An unstable chunk of hillside in the upscale La Jolla neighborhood slipped another five or six feet Thursday afternoon, shoving into already-damaged houses at the bottom of the slide zone.

The city has been rushing to stabilize the street of million-dollar homes since the initial collapse in October sent a 200-foot-long section of earth 20 feet downhill.

"It's not uncommon for this to happen as you're making those repairs in a landslide zone but it's still a setback," said San Diego Mayor Jerry Sanders in a news conference at the site.

Workers were preparing to drive giant steel pins into the toe of the slide zone when the land began to shift again. Pins have already been positioned 60 to 65 feet deep along the lip of the collapse on Soledad Mountain Road to hold the rest of the earth in place while repairs and reconstruction proceed.

City spokesman Bill Harris said it's not clear how much additional damage the new collapse has caused to houses at the bottom of the slide zone.

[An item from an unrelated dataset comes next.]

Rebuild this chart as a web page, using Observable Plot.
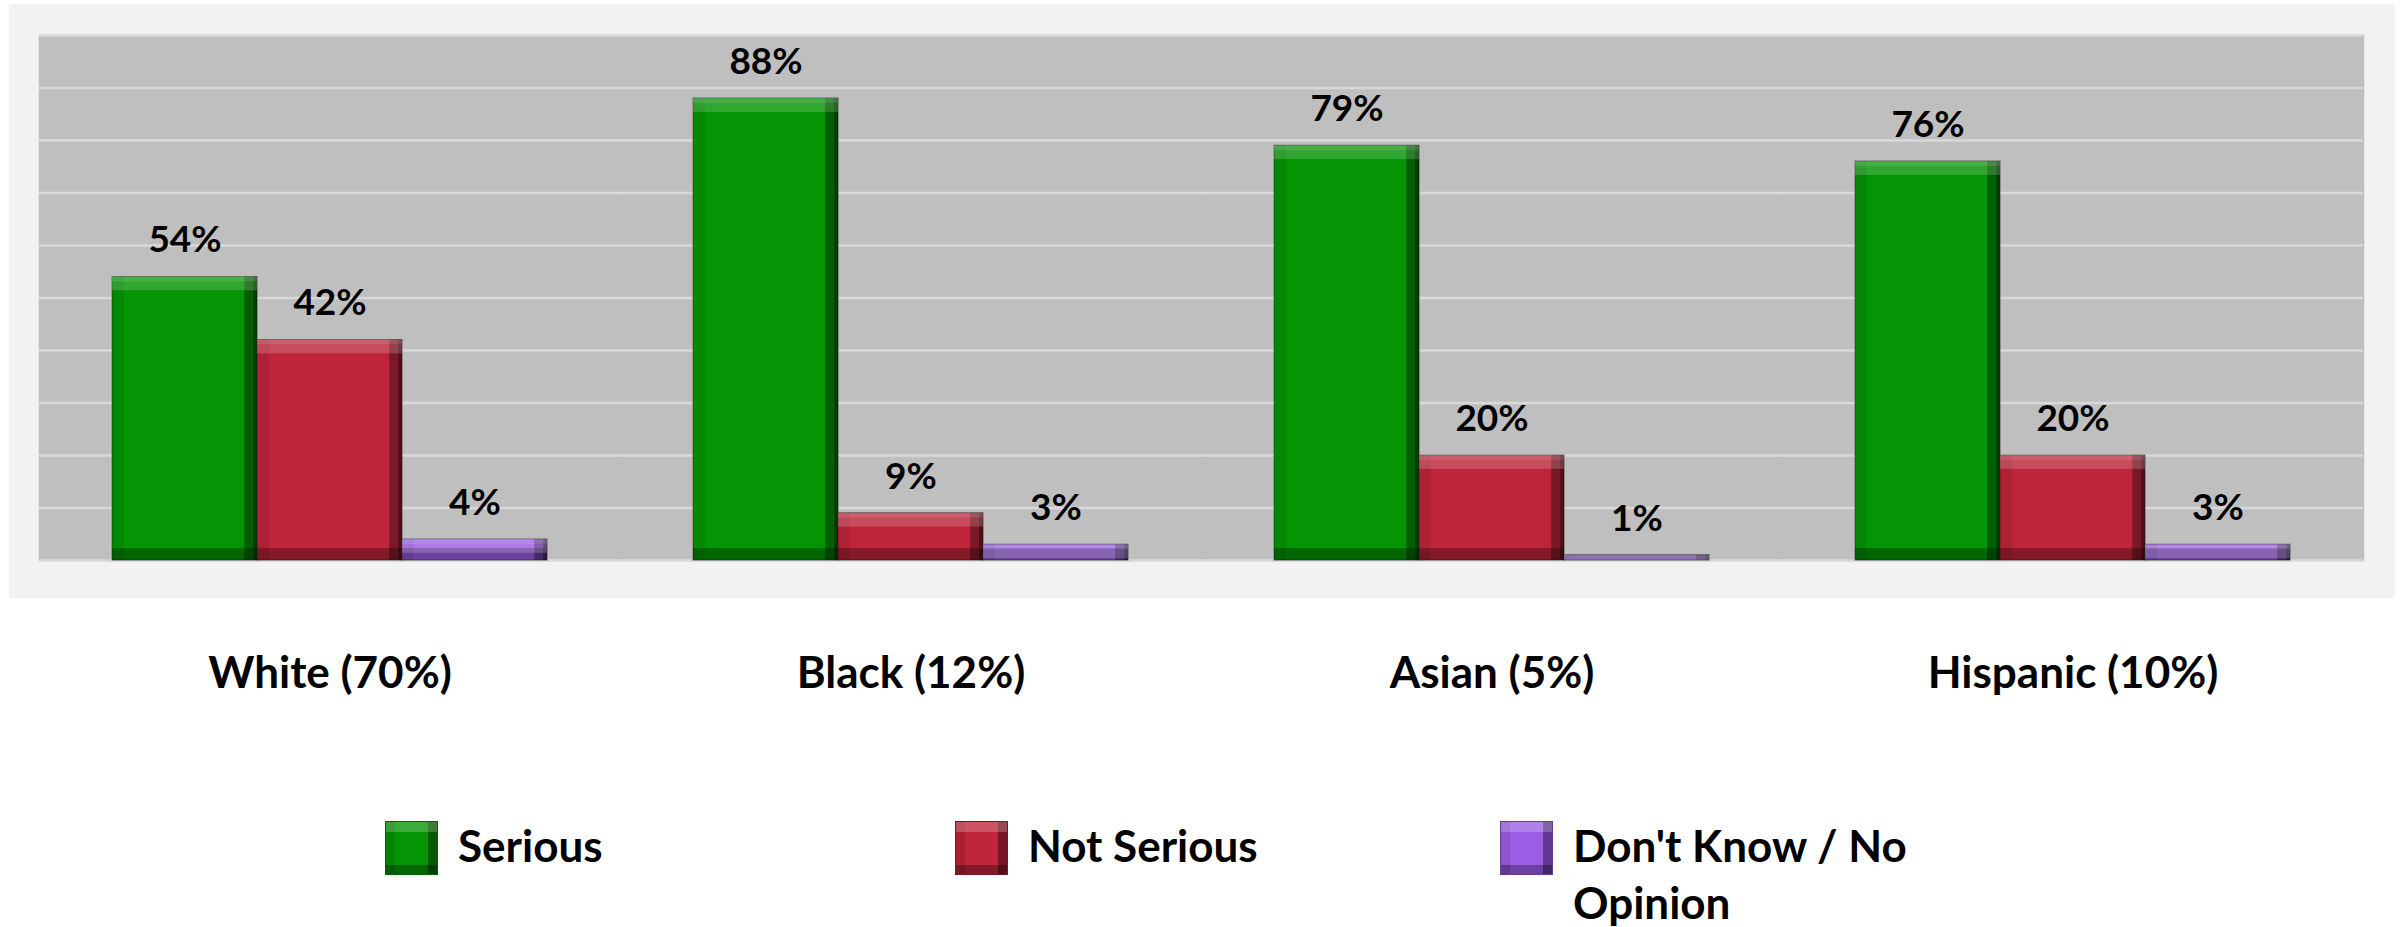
<!DOCTYPE html>
<html>
<head>
<meta charset="utf-8">
<script src="https://cdn.jsdelivr.net/npm/d3@7"></script>
<script src="https://cdn.jsdelivr.net/npm/@observablehq/plot@0.6"></script>
<style>
  html, body { margin: 0; padding: 0; background: #ffffff; }
  #wrap { position: relative; width: 2403px; height: 927px; overflow: hidden; background: #ffffff; font-family: Lato, "Open Sans", sans-serif; }
  #panel { position: absolute; left: 9px; top: 4px; width: 2386px; height: 594px; background: #f2f2f2; }
  #chart { position: absolute; left: 0; top: 0; }
  .lg-swatch { position: absolute; width: 53px; height: 54px; top: 821px; box-sizing: border-box; border: 1px solid rgba(0,0,0,0.35);
    box-shadow: inset 0 10px 0 rgba(255,255,255,0.22), inset -9px 0 0 rgba(0,0,0,0.38), inset 0 -9px 0 rgba(0,0,0,0.3), inset 9px 0 0 rgba(0,0,0,0.1); }
  .lg-text { position: absolute; top: 817px; width: 420px; font-size: 44px; font-weight: bold; line-height: 57px; color: #000; }
</style>
</head>
<body>
<div id="wrap">
  <div id="panel"></div>
  <div id="chart"></div>
  <div id="legend"></div>
</div>
<script>
// ---- data ----
const groups = ["White (70%)", "Black (12%)", "Asian (5%)", "Hispanic (10%)"];
const series = ["Serious", "Not Serious", "Don't Know / No Opinion"];
const serious = [54, 88, 79, 76];
const notSerious = [42, 9, 20, 20];
const dontKnow = [4, 3, 1, 3];
const colors = ["#049404", "#be253a", "#9b5de5"];
const yTicks = [0, 10, 20, 30, 40, 50, 60, 70, 80, 90, 100];

const valuesBySeries = [serious, notSerious, dontKnow];
const data = groups.flatMap((g, i) => series.map((s, j) => ({group: g, series: s, value: valuesBySeries[j][i]})));

const plot = Plot.plot({
  width: 2403,
  height: 720,
  marginTop: 35,
  marginBottom: 160,
  marginLeft: 39,
  marginRight: 40,
  style: {background: "transparent", fontFamily: "Lato, 'Open Sans', sans-serif", fontSize: "44px", fontWeight: "bold", color: "#000", overflow: "visible"},
  fx: {domain: groups, padding: 0, axis: "bottom", label: null, tickSize: 0, tickPadding: 96},
  x: {domain: series, axis: null, paddingInner: 0, paddingOuter: 0.5},
  y: {domain: [0, 100], axis: null},
  color: {domain: series, range: colors},
  marks: [
    Plot.frame({fill: "#bfbfbf", stroke: "#bfbfbf", strokeWidth: 1.5}),
    Plot.ruleY(yTicks, {stroke: "#d9d9d9", strokeWidth: 2.5}),
    Plot.barY(data, {fx: "group", x: "series", y: "value", fill: "series", stroke: "#000", strokeOpacity: 0.35, strokeWidth: 1}),
    Plot.text(data, {fx: "group", x: "series", y: "value", text: d => d.value + "%", dy: -36.5, fontSize: 37, fontWeight: "bold", fill: "#000"})
  ]
});

// bevel filter for the bars
const svgNS = "http://www.w3.org/2000/svg";
const defs = document.createElementNS(svgNS, "defs");
defs.innerHTML = `
<filter id="bevel" x="-2%" y="-2%" width="104%" height="104%" color-interpolation-filters="sRGB">
  <feOffset in="SourceAlpha" dy="14" result="oT"/>
  <feComposite in="SourceAlpha" in2="oT" operator="out" result="sT"/>
  <feOffset in="SourceAlpha" dy="5" result="oT2"/>
  <feComposite in="SourceAlpha" in2="oT2" operator="out" result="sT2"/>
  <feOffset in="SourceAlpha" dx="-13" result="oR"/>
  <feComposite in="SourceAlpha" in2="oR" operator="out" result="sR"/>
  <feOffset in="SourceAlpha" dx="-4" result="oR2"/>
  <feComposite in="SourceAlpha" in2="oR2" operator="out" result="sR2"/>
  <feOffset in="SourceAlpha" dy="-12" result="oB"/>
  <feComposite in="SourceAlpha" in2="oB" operator="out" result="sB"/>
  <feOffset in="SourceAlpha" dx="12" result="oL"/>
  <feComposite in="SourceAlpha" in2="oL" operator="out" result="sL"/>
  <feFlood flood-color="#000" flood-opacity="0.08"/><feComposite in2="sL" operator="in" result="cL"/>
  <feFlood flood-color="#000" flood-opacity="0.3"/><feComposite in2="sB" operator="in" result="cB"/>
  <feFlood flood-color="#000" flood-opacity="0.35"/><feComposite in2="sR" operator="in" result="cR"/>
  <feFlood flood-color="#000" flood-opacity="0.35"/><feComposite in2="sR2" operator="in" result="cR2"/>
  <feFlood flood-color="#fff" flood-opacity="0.18"/><feComposite in2="sT" operator="in" result="cT"/>
  <feFlood flood-color="#fff" flood-opacity="0.1"/><feComposite in2="sT2" operator="in" result="cT2"/>
  <feMerge>
    <feMergeNode in="SourceGraphic"/>
    <feMergeNode in="cL"/>
    <feMergeNode in="cB"/>
    <feMergeNode in="cR"/>
    <feMergeNode in="cR2"/>
    <feMergeNode in="cT"/>
    <feMergeNode in="cT2"/>
  </feMerge>
</filter>`;
plot.insertBefore(defs, plot.firstChild);
d3.select(plot).selectAll('g[aria-label="bar"] rect').attr("filter", "url(#bevel)");

document.getElementById("chart").appendChild(plot);

// legend
const legendX = [385, 955, 1500];
const legend = document.getElementById("legend");
series.forEach((s, i) => {
  const sw = document.createElement("div");
  sw.className = "lg-swatch";
  sw.style.left = legendX[i] + "px";
  sw.style.background = colors[i];
  legend.appendChild(sw);
  const t = document.createElement("div");
  t.className = "lg-text";
  t.style.left = (legendX[i] + 73) + "px";
  t.textContent = s;
  legend.appendChild(t);
});
</script>
</body>
</html>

There were no reports of injuries.

Six houses were uninhabitable after October's collapse. Residents have blamed the city for not recognizing the threat after cracks appeared in the street above. It caused an estimated $48 million in damage.

The hillside has given way in the past. At least three significant slides occurred between 1961 and 1994, including a major 1961 failure that destroyed seven homes under construction.